Так жили с месяц. Вероятно, в это время Марина Ивановна начала видеться с теми людьми, которые не боялись общаться с нею, не сторонились ее, как чумной. Борис Пастернак был первым и главным среди них, хотя об их встречах мало что известно; Ариадна Сергеевна рассказывала мне (с чьих-то слов), что Марина Ивановна почему-то избегала его. Сам Борис Леонидович говорил в ноябре тридцать девятого критику Тарасенкову (который познакомится с Цветаевой позже и будет охотно встречаться и помогать), что судьба Цветаевой, приехавшей "накануне советско-германского пакта", на волоске, что ей велено жить в строжайшем инкогнито, что, в сущности, она интересует лишь узкий круг, — и что виделись они всего однажды. По всей вероятности, это произошло летом, когда вся семья еще была вместе…
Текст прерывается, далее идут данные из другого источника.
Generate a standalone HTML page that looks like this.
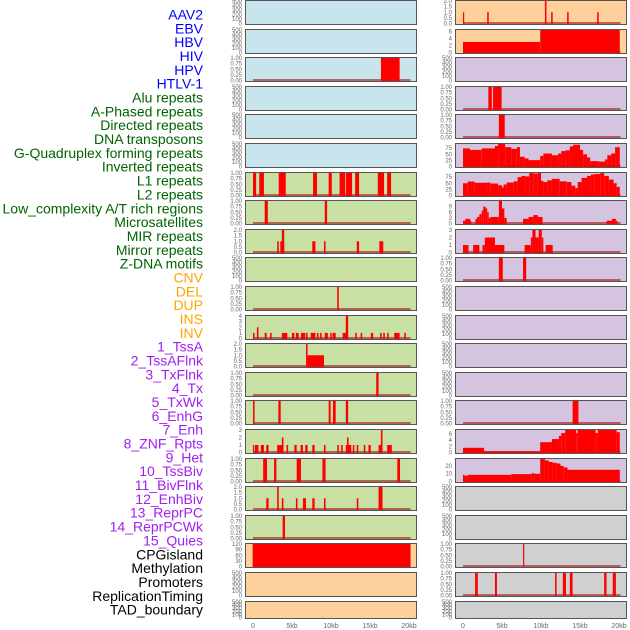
<!DOCTYPE html>
<html><head><meta charset="utf-8">
<style>
html,body{margin:0;padding:0;background:#fff;}
svg{display:block;font-family:"Liberation Sans",sans-serif;}
</style></head>
<body>
<svg id="chart" width="630" height="630" viewBox="0 0 630 630" xmlns="http://www.w3.org/2000/svg"></svg>
<script>
// ---------- labels ----------
const labelNames = ["AAV2","EBV","HBV","HIV","HPV","HTLV-1","Alu repeats","A-Phased repeats","Directed repeats","DNA transposons","G-Quadruplex forming repeats","Inverted repeats","L1 repeats","L2 repeats","Low_complexity A/T rich regions","Microsatellites","MIR repeats","Mirror repeats","Z-DNA motifs","CNV","DEL","DUP","INS","INV","1_TssA","2_TssAFlnk","3_TxFlnk","4_Tx","5_TxWk","6_EnhG","7_Enh","8_ZNF_Rpts","9_Het","10_TssBiv","11_BivFlnk","12_EnhBiv","13_ReprPC","14_ReprPCWk","15_Quies","CPGisland","Methylation","Promoters","ReplicationTiming","TAD_boundary"];
const labelGroups = [6,13,5,15,5];
const groupColors = ["#0000ff","#006400","#ffa500","#a020f0","#000000"];

// ---------- x axis ----------
const xTickValues = [0,5,10,15,20];
const xTickLabels = ["0","5kb","10kb","15kb","20kb"];

// ---------- panel backgrounds ----------
const BLUE="#c8e4ec", GREEN="#c8e0a4", PURPLE="#d4c4e0", PEACH="#fdd09c", GREY="#d0d0d0";
const leftBg = [BLUE,BLUE,BLUE,BLUE,BLUE,BLUE,GREEN,GREEN,GREEN,GREEN,GREEN,GREEN,GREEN,GREEN,GREEN,GREEN,GREEN,GREEN,GREEN,PEACH,PEACH,PEACH];
const rightBg = [PEACH,PEACH,PURPLE,PURPLE,PURPLE,PURPLE,PURPLE,PURPLE,PURPLE,PURPLE,PURPLE,PURPLE,PURPLE,PURPLE,PURPLE,PURPLE,PURPLE,GREY,GREY,GREY,GREY,GREY];

// ---------- y ranges ----------
const T500 = ["0","100","200","300","400","500"];
const T1 = ["0.00","0.25","0.50","0.75","1.00"];
const T2 = ["0.0","0.5","1.0","1.5","2.0"];
const leftMax = [500,500,1,500,500,500,1,1,2,500,1,4,2,1,1,3,1,2,1,120,500,500];
const leftTicks = [T500,T500,T1,T500,T500,T500,T1,T1,T2,T500,T1,["0","1","2","3","4"],T2,T1,T1,["0","1","2","3"],T1,T2,T1,["0","30","60","90","120"],T500,T500];
const rightMax = [2,6.4,500,1,1,92,92,12,3,1,500,500,500,500,1,7.2,28.8,500,500,1,1,500];
const rightTicks = [T2,["0","2","4","6"],T500,T1,T1,["0","25","50","75"],["0","25","50","75"],["0","3","6","9"],["0","1","2","3"],T1,T500,T500,T500,T500,T1,["0","2","4","6"],["0","10","20"],T500,T500,T1,T1,T500];

// ---------- series: [startKb, endKb, value] ----------
const leftSeries = [
 [],[],
 [[16.4,18.8,1]],
 [],[],[],
 [[0,0.4,1],[0.8,1.4,1],[3.3,4.2,1],[7.7,8.2,1],[9.7,10.1,1],[11.1,11.8,1],[11.9,12.7,1],[13.1,13.6,1],[16.0,16.8,1],[17.2,17.7,1]],
 [[1.5,1.9,1],[9.2,9.5,1]],
 [[3.1,3.3,1],[3.5,4.0,1],[3.7,4.0,2],[7.6,8.0,1],[9.1,9.3,1],[13.3,13.6,1],[16.2,16.7,1]],
 [],
 [[10.8,11.0,1]],
 [[0,0.2,1],[0.5,0.7,2],[1.5,1.75,1],[2.2,2.4,1],[3.7,4.4,1],[5.0,5.3,1],[5.5,5.85,1],[6.15,6.7,1],[6.8,7.0,1],[7.4,8.0,1],[8.2,8.4,1],[8.6,8.8,1],[9.2,9.6,1],[9.9,10.1,1],[10.2,10.6,1],[11.5,12.2,1],[11.9,12.2,4],[13.1,13.3,1],[13.8,14.0,1],[15.1,15.4,1],[16.3,16.5,1],[16.7,16.9,1],[17.2,17.4,1],[18.1,18.8,1],[19.4,19.6,1]],
 [[6.8,7.0,2],[7.0,9.1,1]],
 [[15.8,16.1,1]],
 [[0,0.2,1],[3.25,3.55,1],[9.7,9.95,1],[10.25,10.6,1],[11.9,12.2,1]],
 [[0,0.1,1],[0.25,0.7,1],[1.0,1.4,1],[1.7,2.0,1],[3.1,3.9,1],[3.7,3.9,2],[4.3,4.5,1],[5.3,5.6,1],[6.1,6.4,1],[6.7,7.0,1],[7.6,7.9,1],[9.1,9.3,1],[10.8,11.0,1],[11.3,11.5,1],[11.9,12.6,1],[12.05,12.25,2],[12.8,13.0,1],[13.3,13.5,1],[14.2,14.4,1],[14.8,15.1,1],[16.1,16.6,1],[16.4,16.6,3],[17.2,17.8,1]],
 [[1.3,1.8,1],[2.7,3.0,1],[5.6,6.15,1],[8.9,9.3,1],[18.5,18.85,1]],
 [[1.7,2.0,1],[3.1,3.3,2],[3.7,3.9,1],[5.5,5.7,1],[6.4,6.8,1],[7.6,7.9,1],[9.1,9.3,1],[13.3,13.5,1],[16.1,16.6,2]],
 [[3.8,4.1,1]],
 [[-0.05,20.2,120]],
 [],[]
];
const rightSeries = [
 [[0,0.15,1],[3.1,3.3,1],[10.5,10.7,2],[11.3,11.5,1],[13.35,13.55,1],[17.2,17.4,1]],
 [[0,9.9,3],[9.9,20.1,6.4]],
 [],
 [[3.25,3.7,1],[3.85,4.95,1]],
 [[4.6,5.35,1]],
 [[0,0.9,74],[0.9,2.4,68],[2.4,4.1,74],[4.1,4.5,84],[4.5,5.4,92],[5.4,6.2,79],[6.2,6.9,72],[6.9,7.3,79],[7.3,7.9,40],[7.9,8.4,33],[8.4,9.9,26],[9.9,10.3,43],[10.3,11.4,53],[11.4,12.2,46],[12.2,12.6,53],[12.6,13.1,63],[13.1,13.7,66],[13.7,14.1,82],[14.1,15.0,89],[15.0,15.4,68],[15.4,15.9,50],[15.9,16.3,37],[16.3,17.4,22],[17.4,18.2,20],[18.2,18.5,29],[18.5,19.0,46],[19.0,19.5,53],[19.5,20.1,79]],
 [[0,0.6,50],[0.6,1.5,57],[1.5,3.0,52],[3.0,3.5,53],[3.5,4.5,49],[4.5,5.0,42],[5.0,5.2,33],[5.2,5.6,45],[5.6,6.5,53],[6.5,7.0,58],[7.0,7.5,75],[7.5,8.0,80],[8.0,8.5,78],[8.5,9.0,92],[9.0,9.6,90],[9.6,10.0,92],[10.0,10.3,60],[10.3,10.8,55],[10.8,11.4,62],[11.4,12.4,68],[12.4,13.3,58],[13.3,13.9,55],[13.9,14.4,40],[14.4,14.7,30],[14.7,15.2,55],[15.2,15.9,72],[15.9,16.4,80],[16.4,16.9,86],[16.9,17.6,88],[17.6,18.1,92],[18.1,18.7,80],[18.7,19.3,65],[19.3,19.7,50],[19.7,20.1,35]],
 [[0,0.3,1.5],[0.3,0.9,2.5],[0.9,1.0,1.5],[1.6,1.8,2.5],[1.8,2.1,3.5],[2.1,2.4,5],[2.4,2.6,7],[2.6,2.9,9],[2.9,3.1,8],[3.1,3.3,6],[3.3,3.5,3],[3.5,4.6,3.5],[4.6,5.0,12],[5.0,5.3,8],[5.3,5.6,3],[7.7,8.4,2.5],[8.4,9.0,3.5],[9.0,9.6,4.5],[9.6,10.2,3.5],[18.4,19.1,1.5],[19.1,19.6,2.5],[19.6,19.8,1.5]],
 [[0,0.7,1],[1.3,2.1,1],[2.5,2.8,1],[2.8,4.1,2],[4.1,5.3,1],[7.9,8.7,1],[8.7,8.9,2],[8.9,9.3,3],[9.3,9.7,2],[9.7,10.1,3],[10.1,10.3,2],[10.6,11.5,1]],
 [[4.6,5.1,1],[7.7,8.1,1]],
 [],[],[],[],
 [[14.05,14.8,1]],
 [[0,2.7,1.5],[2.7,9.9,0.4],[9.9,11.4,3.3],[11.4,12.3,4.3],[12.3,12.6,5.3],[12.6,13.1,6.2],[13.1,14.5,7.2],[14.5,14.7,6.2],[14.7,17.0,7.2],[17.0,17.3,6.2],[17.3,19.7,7.2],[19.7,20.1,6.5]],
 [[0,0.2,8.5],[0.2,0.6,7.5],[0.6,6.2,8.5],[6.2,8.8,9.5],[8.8,9.2,10.5],[9.2,9.9,9.8],[9.9,10.5,28.8],[10.5,11.0,27],[11.0,11.5,25],[11.5,12.0,24],[12.0,12.5,23],[12.5,12.9,20],[12.9,13.4,18],[13.4,20.1,15]],
 [],[],
 [[7.7,7.85,1]],
 [[1.55,1.9,1],[4.1,4.35,1],[11.8,12.0,1],[12.8,13.2,1],[13.7,14.05,1],[18.1,18.4,1],[19.2,19.6,1]],
 []
];

// ---------- drawing ----------
const NS = "http://www.w3.org/2000/svg";
const svg = document.getElementById("chart");
function mk(tag, attrs, parent){
  const e = document.createElementNS(NS, tag);
  for (const k in attrs) e.setAttribute(k, attrs[k]);
  (parent||svg).appendChild(e);
  return e;
}
const ROW_PITCH = 28.6, PANEL_H = 24, KB_PX = 7.8;
const columns = [{px:245, x0:253, bg:leftBg, max:leftMax, ticks:leftTicks, series:leftSeries, side:"left"},
                 {px:455, x0:463, bg:rightBg, max:rightMax, ticks:rightTicks, series:rightSeries, side:"right"}];

// labels
let li = 0;
labelGroups.forEach((n, g) => {
  for (let k = 0; k < n; k++) {
    const t = mk("text", {x:203, y:(19.5 + li*13.84).toFixed(1), "text-anchor":"end", "font-size":"14", fill:groupColors[g]});
    t.textContent = labelNames[li];
    
    
    li++;
  }
});

columns.forEach(col => {
  const xs = kb => col.x0 + kb*KB_PX;
  for (let r = 0; r < 22; r++) {
    const top = Math.round(r*ROW_PITCH) + 0.5;
    const h = (r === 21) ? 17 : PANEL_H;
    const g = mk("g", {});
    
    
    const bg = mk("rect", {x:col.px+0.5, y:top, width:171, height:h, fill:col.bg[r], stroke:"none"}, g);
    
    
    const ymax = col.max[r];
    const yBase = top + h - 1;
    const ys = v => yBase - (v/ymax)*(h-1.5);
    // ticks
    const tl = col.ticks[r];
    const tmax = parseFloat(tl[tl.length-1]);
    tl.forEach(s => {
      const v = parseFloat(s);
      const tt = mk("text", {x:col.px-3, y:(ys(v)+2).toFixed(1), "text-anchor":"end", "font-size":"6", fill:"#666"}, g);
      tt.textContent = s;
      
      
    });
    const data = col.series[r];
    if (data.length) {
      const base = mk("line", {x1:xs(0), x2:xs(20.2), y1:yBase-0.5, y2:yBase-0.5, stroke:"rgba(160,0,0,0.55)", "stroke-width":2}, g);
      
      
      data.forEach(d => {
        const x1 = xs(d[0]), x2 = xs(d[1]);
        const yt = ys(Math.min(d[2], ymax));
        const b = mk("rect", {x:x1.toFixed(2), y:yt.toFixed(2), width:Math.max(1.2, x2-x1).toFixed(2), height:(yBase-yt+0.5).toFixed(2), fill:"#ff0000"}, g);
        
        
      });
    }
    const border = mk("rect", {x:col.px+0.5, y:top, width:171, height:h, fill:"none", stroke:"#555", "stroke-width":1}, g);
    
    
  }
  xTickValues.forEach((v, i) => {
    const t = mk("text", {x:xs(v), y:628, "text-anchor":"middle", "font-size":"7", fill:"#666"});
    t.textContent = xTickLabels[i];
    
    
  });
});
</script>
</body></html>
И еще он сказал о том, что в те страшные, кровавые годы мог быть арестован каждый.
Седьмого и восьмого декабря у Марины Ивановны в первый раз приняли передачи Сергею и Але…
Мы не знаем, тогда же или раньше она обратилась с письмом к А. Фадееву. Просила помочь вызволить задерживающийся на таможне архив и дать ей жилье в Москве. Фадеев ответил нескоро: лишь 17 января 1940 года, и в основном неопределенно: "В отношении Ваших архивов я постараюсь что-нибудь узнать, хотя это не так легко, принимая во внимание все обстоятельства дела…" (Не узнал: помогли другие люди.) И дальше, убийственное: "…достать Вам в Москве комнату абсолютно невозможно. У нас большая группа очень хороших писателей и поэтов, нуждающихся в жилплощади. И мы годами не можем им достать ни одного метра".
(Дачи, роскошные квартиры существовали уже тогда. Для "избранных". Для Марины Цветаевой — ни одного метра).
А затем Фадеев советовал "товарищу Цветаевой" снять комнату в… Голицыне (рядом с Домом творчества писателей), которая будет стоить двести — триста рублей в месяц, а зарабатывать — переводами. Лишь две фразы — подобно крохам, брошенным с барского стола, были более или менее конкретными: "В отношении работы Союз писателей Вам поможет. В подыскании комнаты в Голицыне Вам поможет и Литфонд". И что он, Фадеев, уже говорил с директором Литфонда Оськиным.
По тем нечеловеческим временам это было некоей, впрочем, весьма скромной — милостью, в моральном же плане — "нечеловеческим. Ни намека на ссуду[131], не говоря уже о праве на писательский голицынский дом творчества… Да ведь Цветаева была никем: не была даже членом Литфонда, или групкома литераторов… Сплошной "прочерк". И весьма "подмоченная" семейная ситуация. Надо было знать свое место…
Полгода в Голицыне
Письмо в НКВД. Встреча с Е. Б. Тагером и стихи. Письма к Л. В. Веприцкой. "Гоготур и Апшипа" и "Раненый барс". Вера Меркурьева. М. Шагинян и С. Фонская. Драма Мура. Переводы английских баллад и "Этери". Поэтесса Ольга Мочалова.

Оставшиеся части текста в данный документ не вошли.